Book Review: Boadilla

Event: Let Us Eat Local
September 12, 2011
Making a Close Call
September 23, 2011
Event: Let Us Eat Local
September 12, 2011
Making a Close Call
September 23, 2011

Book Review: Boadilla

A good book is like a friend. It may have nothing in common with others you like, but there is something about it that you respond to. Such is the case with the subject of today’s blog post, Esmond Romilly’s Boadilla.

Written by Winston Churchill’s nephew (though there were rumors that he was actually Churchill’s illegitimate son), Boadilla is the historical account of Romilly’s experience as a member of the International Brigades, the famed group of volunteers that fought on the side of the liberal coalition during the Spanish Civil War. These men and women traveled to Spain from far and wide with the aim of defeating fascism. Many were young, most were idealistic, and a large percentage of them never made it back to their home countries.

Romilly was a precocious young man who ran away from school at the age of 15 to establish a newspaper. He was just 18 by the time he arrived in Albacete, Spain. The book is his account of the months he spent on the front lines, leading up to and including the last battle in which he participated, in late 1936, just outside of Madrid in a small town called Boadilla Del Monte.

Among the members of his unit—which included young men from the Soviet Union, France, Germany, Italy, the US, and a group of fellow Brits—Romilly was one of the few survivors of this particular skirmish. He eventually got out of Spain and wrote the book in 1937 (the war continued until 1939), while working just across the border in France as an unofficial reporter to the short-lived autonomous Basque Republic.

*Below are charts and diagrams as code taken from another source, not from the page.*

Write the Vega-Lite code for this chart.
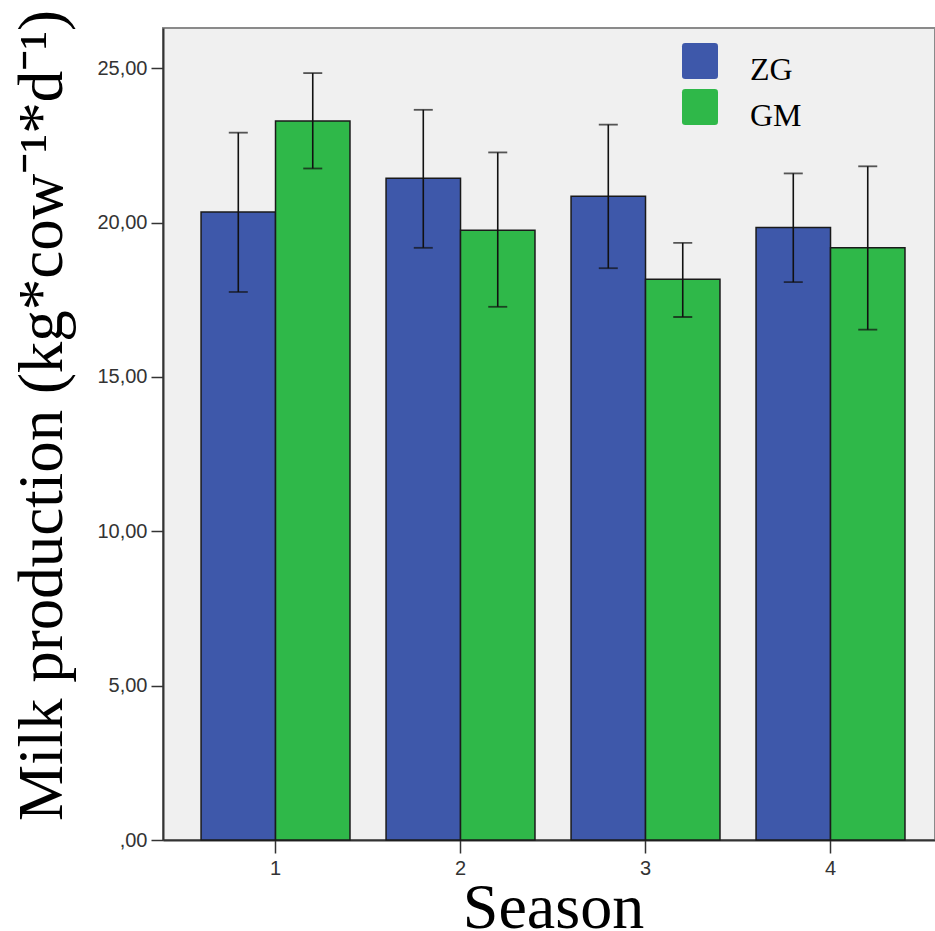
{
  "$schema": "https://vega.github.io/schema/vega-lite/v6.json",
  "autosize": {"type": "none"},
  "padding": {"left": 163, "top": 28, "right": 0, "bottom": 91},
  "width": 772,
  "height": 812,
  "background": "white",
  "config": {
    "view": {"fill": "#f0f0f0", "stroke": "#8a8a8a", "strokeWidth": 2},
    "axis": {"grid": false}
  },
  "data": {
    "values": [
      {"Season": "1", "Group": "ZG", "mean": 20.34, "lo": 17.75, "hi": 22.91},
      {"Season": "1", "Group": "GM", "mean": 23.29, "lo": 21.75, "hi": 24.84},
      {"Season": "2", "Group": "ZG", "mean": 21.43, "lo": 19.18, "hi": 23.65},
      {"Season": "2", "Group": "GM", "mean": 19.75, "lo": 17.27, "hi": 22.27},
      {"Season": "3", "Group": "ZG", "mean": 20.85, "lo": 18.52, "hi": 23.17},
      {"Season": "3", "Group": "GM", "mean": 18.16, "lo": 16.94, "hi": 19.34},
      {"Season": "4", "Group": "ZG", "mean": 19.84, "lo": 18.07, "hi": 21.59},
      {"Season": "4", "Group": "GM", "mean": 19.18, "lo": 16.53, "hi": 21.82}
    ]
  },
  "encoding": {
    "x": {
      "field": "Season",
      "type": "ordinal",
      "scale": {"paddingInner": 0.195, "paddingOuter": 0.184, "align": 0.559},
      "axis": {
        "labelAngle": 0,
        "labelFont": "Liberation Sans",
        "labelFontSize": 20,
        "labelColor": "#333333",
        "labelPadding": 5,
        "tickSize": 13,
        "tickWidth": 1.5,
        "tickColor": "#333333",
        "domainColor": "#333333",
        "domainWidth": 2,
        "title": "Season",
        "titleFont": "Liberation Serif",
        "titleFontSize": 64,
        "titleFontWeight": "normal",
        "titleColor": "black",
        "titleX": 390,
        "titleY": 87,
        "titleBaseline": "alphabetic",
        "titleAlign": "center"
      }
    },
    "xOffset": {"field": "Group", "type": "nominal", "sort": ["ZG", "GM"], "scale": {"paddingInner": 0, "paddingOuter": 0}}
  },
  "layer": [
    {
      "mark": {"type": "bar", "stroke": "#1a1a1a", "strokeWidth": 1.5},
      "encoding": {
        "y": {
          "field": "mean",
          "type": "quantitative",
          "scale": {"domain": [0, 26.3], "nice": false, "zero": true},
          "axis": {
            "values": [0, 5, 10, 15, 20, 25],
            "labelExpr": "datum.value == 0 ? ',00' : replace(format(datum.value, '.2f'), '.', ',')",
            "labelFont": "Liberation Sans",
            "labelFontSize": 20,
            "labelColor": "#333333",
            "labelPadding": 4,
            "tickSize": 12,
            "tickWidth": 1.5,
            "tickColor": "#333333",
            "domainColor": "#333333",
            "domainWidth": 2,
            "title": "Milk production (kg*cow⁻¹*d⁻¹)",
            "titleFont": "Liberation Serif",
            "titleFontSize": 63,
            "titleFontWeight": "normal",
            "titleColor": "black",
            "titleAngle": -90,
            "titleX": -102,
            "titleY": 387,
            "titleBaseline": "alphabetic",
            "titleAlign": "center"
          }
        },
        "color": {
          "field": "Group",
          "type": "nominal",
          "sort": ["ZG", "GM"],
          "scale": {"domain": ["ZG", "GM"], "range": ["#3e58aa", "#2fb849"]},
          "legend": {
            "title": null,
            "orient": "none",
            "legendX": 519,
            "legendY": 24,
            "padding": 0,
            "symbolType": "M-0.82,-1.5 L0.82,-1.5 Q1,-1.5 1,-1.32 L1,0.32 Q1,0.5 0.82,0.5 L-0.82,0.5 Q-1,0.5 -1,0.32 L-1,-1.32 Q-1,-1.5 -0.82,-1.5 Z",
            "symbolSize": 1296,
            "symbolStrokeWidth": 0,
            "symbolOpacity": 1,
            "labelFont": "Liberation Serif",
            "labelFontSize": 32,
            "labelColor": "black",
            "labelOffset": 32,
            "labelBaseline": "middle",
            "rowPadding": 3
          }
        }
      }
    },
    {
      "mark": {"type": "rule", "color": "#111111", "strokeWidth": 1.6},
      "encoding": {
        "y": {"field": "lo", "type": "quantitative"},
        "y2": {"field": "hi"}
      }
    },
    {
      "mark": {"type": "tick", "orient": "horizontal", "color": "#111111", "thickness": 1.8, "size": 19},
      "encoding": {"y": {"field": "lo", "type": "quantitative"}}
    },
    {
      "mark": {"type": "tick", "orient": "horizontal", "color": "#111111", "thickness": 1.8, "size": 19},
      "encoding": {"y": {"field": "hi", "type": "quantitative"}}
    }
  ]
}
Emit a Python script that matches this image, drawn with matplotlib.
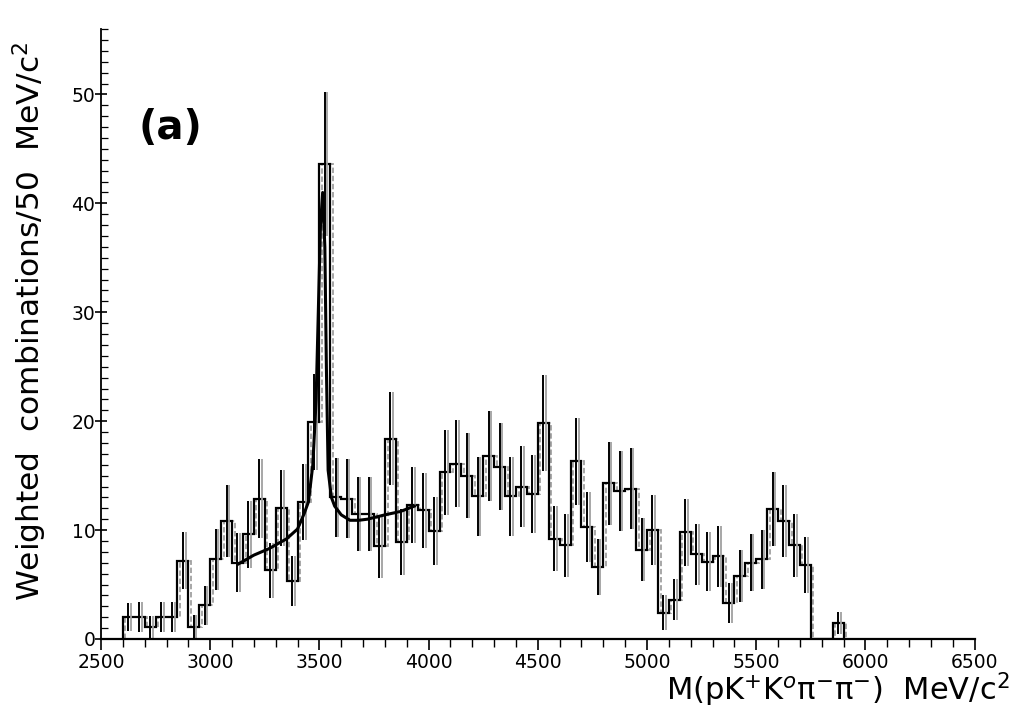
import numpy as np
import matplotlib
matplotlib.use("Agg")
import matplotlib.pyplot as plt
from matplotlib.ticker import MultipleLocator

# ── Data (50 MeV bins, lower edges) ──────────────────────────────────────────
bin_lo = [2600, 2650, 2700, 2750, 2800, 2850, 2900, 2950, 3000, 3050,
          3100, 3150, 3200, 3250, 3300, 3350, 3400, 3450, 3500, 3550,
          3600, 3650, 3700, 3750, 3800, 3850, 3900, 3950, 4000, 4050,
          4100, 4150, 4200, 4250, 4300, 4350, 4400, 4450, 4500, 4550,
          4600, 4650, 4700, 4750, 4800, 4850, 4900, 4950, 5000, 5050,
          5100, 5150, 5200, 5250, 5300, 5350, 5400, 5450, 5500, 5550,
          5600, 5650, 5700, 5750, 5800, 5850]
counts = [2.0, 2.0, 1.1, 2.0, 2.0, 7.2, 1.1, 3.1, 7.3, 10.8,
          7.0, 9.6, 12.9, 6.3, 12.0, 5.3, 12.6, 19.9, 43.6, 13.0,
          12.9, 11.5, 11.5, 8.5, 18.4, 8.9, 12.3, 11.8, 9.9, 15.3,
          16.1, 15.0, 13.1, 16.8, 15.8, 13.1, 14.0, 13.3, 19.8, 9.2,
          8.6, 16.3, 10.3, 6.6, 14.3, 13.6, 13.8, 8.2, 10.0, 2.4,
          3.6, 9.8, 7.8, 7.1, 7.6, 3.3, 5.8, 7.0, 7.3, 11.9,
          10.8, 8.6, 6.8, 0.0, 0.0, 1.5]
errors = [1.3, 1.4, 1.0, 1.4, 1.4, 2.6, 1.1, 1.8, 2.8, 3.3,
          2.7, 3.1, 3.6, 2.5, 3.5, 2.3, 3.5, 4.4, 6.6, 3.6,
          3.6, 3.4, 3.4, 2.9, 4.3, 3.0, 3.5, 3.4, 3.1, 3.9,
          4.0, 3.9, 3.6, 4.1, 4.0, 3.6, 3.7, 3.6, 4.4, 3.0,
          2.9, 4.0, 3.2, 2.6, 3.8, 3.7, 3.7, 2.9, 3.2, 1.6,
          1.9, 3.1, 2.8, 2.7, 2.8, 1.8, 2.4, 2.6, 2.7, 3.4,
          3.3, 2.9, 2.6, 0.0, 0.0, 1.0]

# fit curve (background + peak)
fit_m = [3130, 3200, 3270, 3350, 3400, 3430, 3450, 3470, 3485, 3495,
         3505, 3515, 3525, 3532, 3540, 3555, 3570, 3600, 3640, 3680,
         3720, 3800, 3870, 3935]
fit_v = [6.9, 7.7, 8.3, 9.2, 10.1, 11.5, 12.6, 16.0, 22.0, 30.0,
         38.0, 41.0, 36.0, 25.0, 15.5, 13.0, 12.2, 11.4, 10.9, 10.9,
         11.0, 11.4, 11.7, 12.2]

BIN_W = 50

# ── Figure ────────────────────────────────────────────────────────────────────
fig = plt.figure(figsize=(10.17, 7.15), dpi=100)
ax = fig.add_axes([0.0993, 0.1063, 0.859, 0.853])

edges = np.array(bin_lo + [bin_lo[-1] + BIN_W], dtype=float)
centres = np.array(bin_lo, dtype=float) + BIN_W / 2
vals = np.array(counts)
errs = np.array(errors)
has = vals > 0

# grey "ghost" copy, slightly shifted, as in the scanned original
shift = 12
ax.stairs(vals, edges + shift, color="#a0a0a0", linewidth=1.3, linestyle=(0, (3, 1.5)))
ax.errorbar(centres[has] + shift, vals[has], yerr=errs[has], fmt="none",
            ecolor="#a0a0a0", elinewidth=1.3, capsize=0, linestyle=(0, (3, 1.5)))

# main histogram
ax.stairs(vals, edges, color="black", linewidth=1.6)
ax.errorbar(centres[has], vals[has], yerr=errs[has], fmt="none",
            ecolor="black", elinewidth=1.4, capsize=0)

# fit
ax.plot(fit_m, fit_v, color="black", linewidth=2.2)

ax.set_xlim(2500, 6500)
ax.set_ylim(0, 56)

for side in ("top", "right"):
    ax.spines[side].set_visible(False)
ax.spines["left"].set_linewidth(1.3)
ax.spines["bottom"].set_linewidth(1.6)

ax.xaxis.set_major_locator(MultipleLocator(500))
ax.xaxis.set_minor_locator(MultipleLocator(100))
ax.yaxis.set_major_locator(MultipleLocator(10))
ax.yaxis.set_minor_locator(MultipleLocator(1))

ax.tick_params(axis="x", which="major", direction="out", length=8, width=1.2,
               labelsize=13.5, pad=2)
ax.tick_params(axis="x", which="minor", direction="out", length=6, width=1.0)
ax.tick_params(axis="y", which="major", direction="inout", length=8, width=1.2,
               labelsize=13.5, pad=0)
ax.tick_params(axis="y", which="minor", direction="in", length=5, width=0.9)

ax.text(2820, 46.9, "(a)", fontsize=29, fontweight="semibold",
        ha="center", va="center")

fig.text(0.0295, 0.16, "Weighted  combinations/50  MeV/c$^{2}$", rotation=90,
         fontsize=22.5, ha="center", va="bottom")
fig.text(0.993, 0.035,
         r"M(pK$^{+}$K$^{o}$π$^{-}$π$^{-}$)  MeV/c$^{2}$",
         fontsize=22, ha="right", va="center")

fig.savefig("out.png", dpi=100, facecolor="white")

Boadilla is not a perfect book—it lacks the depth and sophistication of George Orwell’s Homage to Catalonia (on Orwell’s stint as a volunteer soldier in Spain) or Hemingway’s fictional account of the war, For Whom the Bell Tolls—but when you think about Romilly’s relative youth, you cannot help but be struck by how perceptive and talented he was. It’s especially poignant to read Hugh Thomas’ introduction and find out that Romilly survived the war but died just four years later, shot down during a bombing raid over Nazi Germany at the age of 23.

Though I read Boadilla as research for my novel, I recommend it here because it’s a book that transcends any interest in this specific historical event. In the grand tradition of front-line reportage, Boadilla reminds us that—no matter how honorable the cause—the day-to-day reality of war is messy, banal, and often tragic.

Romilly’s great achievement is the way he captures the spirit of his brothers in arms, who—despite their struggles with exhaustion, hunger, and other physical discomforts, such as Romilly’s own bouts with diarrhea on the long ride out to the front—stayed put in service of the greater good.

For some, it was as much self-preservation as idealism. The most moving part of the book is his account of the Germans in his unit (and remember that this was written in 1937, before World War II): “I thought of all these men, exiles. For them, indeed, there could be no surrender, no return; they were fighting for their cause and they were fighting as well for a home to live in … they had known the horrors of Nazi concentration camps … I could not bring myself to try to visualize and speculate on the future of these men, but I felt deeply for the first time a sense of the tragedy inherent in the very fact of these German volunteers—a tragedy almost as great as the Spanish war itself…”

In the end, he is left with a combination of pride and weariness that is instantly recognizable to anyone who’s read a book or watched a film about the grim realities of war. “There is something frightening, something shocking about the way the world does not stop because those men are dead,” he writes. “I realize that there will never be peace, or any of the things I like and want, until that mixture of profit-seeking, self-interest, cheap emotion and organized brutality which is called fascism has been fought and destroyed for ever.”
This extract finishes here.